The number of social media users is growing, consumers are using social networks to search for goods and services, and businesses are increasing their social media budgets in hopes of better reaching their audience. The conclusion seems that if your business is wine you don't have a choice on whether you do social media, the question is how well you do it. We have a look at strategies that work and mistakes to avoid to succeed on the most relevant platforms when building a tasting room.
There is a lot of data to support the claim that social media works. It works to build brand awareness, it works to increase your customer base and therefore it works to make more sales.
Like most other types of marketing, social media has to be done well to get results and it is not an overnight process. The work has to be put in day after day over time to see results from those efforts down the line. Social media marketing is a powerful tool for almost any business, if it is done right. By engaging with them on social networks, tasting rooms have the opportunity to create loyal customers.
Which Social Media Strategies do actually work?
Regularly post your social media marketing items at peak times. Makes sure these posts contain relevant, entertaining, informative or visually appealing content. Consistency is key. Keep to a schedule and over time you will see your results pay off.
Think about posting ‘How to’ advice (e.g. pairing wines with food, how to open an old bottle of Port, decant a wine, etc.) videos. Social media followers also love watching videos of working wineries (grape picking or crushing, vine pruning, etc). Photos of bottle shots in vineyards or glasses of wines with a beautiful setting may seem trite but people love to see these. Having actual people in these posts is a must.
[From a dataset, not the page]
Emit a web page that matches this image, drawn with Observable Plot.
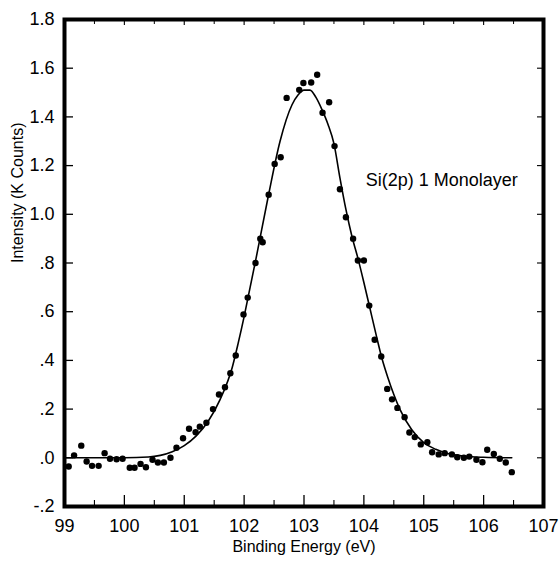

When someone comments on an Instagram/Twitter/Facebook post and implies some sort of interest in visiting the tasting room or asks a question, answer them as quickly as possible. Many people will actually show up at your venue because you got back to them. Particularly if it’s in response to a post about a certain wine, event or something special you do.
Choose a few channels that you feel you can maintain regularly and create high-quality content for and just stick to those, rather than getting lost in countless channels. Too high is the risk that you can't feed them consistently and you will lose focus. And your clients in the long run.
Keeping your social media marketing posts on schedule, managing content (even if they are not creating it all themselves) and making sure that someone is available to respond to customers is key. This deserves at least part of someone's time each day.
If you are new to the whole social media thing it might be a bit overwhelming and there are some traps along the way, so here are some of the most common mistakes and things that don't work:
The whole point of having followers is to have people following you that can become customers and to engage and delight current customers. If your followers are fake, you have no potential customers and are simply wasting your time.
Assigning a tasting room person or your tasting room staff to ‘post stuff’ once and a while with no plan or calendar for what, how much and how often you will post is not effective.
Audiences don’t like to be marketed to. They prefer to see entertaining, informative or visually appealing content and to feel that a business is approachable and that you are engaging with them. You can market to your audience but the frequency of your non-marketing posts should far outweigh the frequency of your marketing posts. Build the trust of your audience and fans first before marketing to them.
If you follow these advises and get your Social Marketing right, you will experience an increased visibility, the more and regular you engage, the more you encourage clients to visit you, revisit, spread word and basically grow your business with you.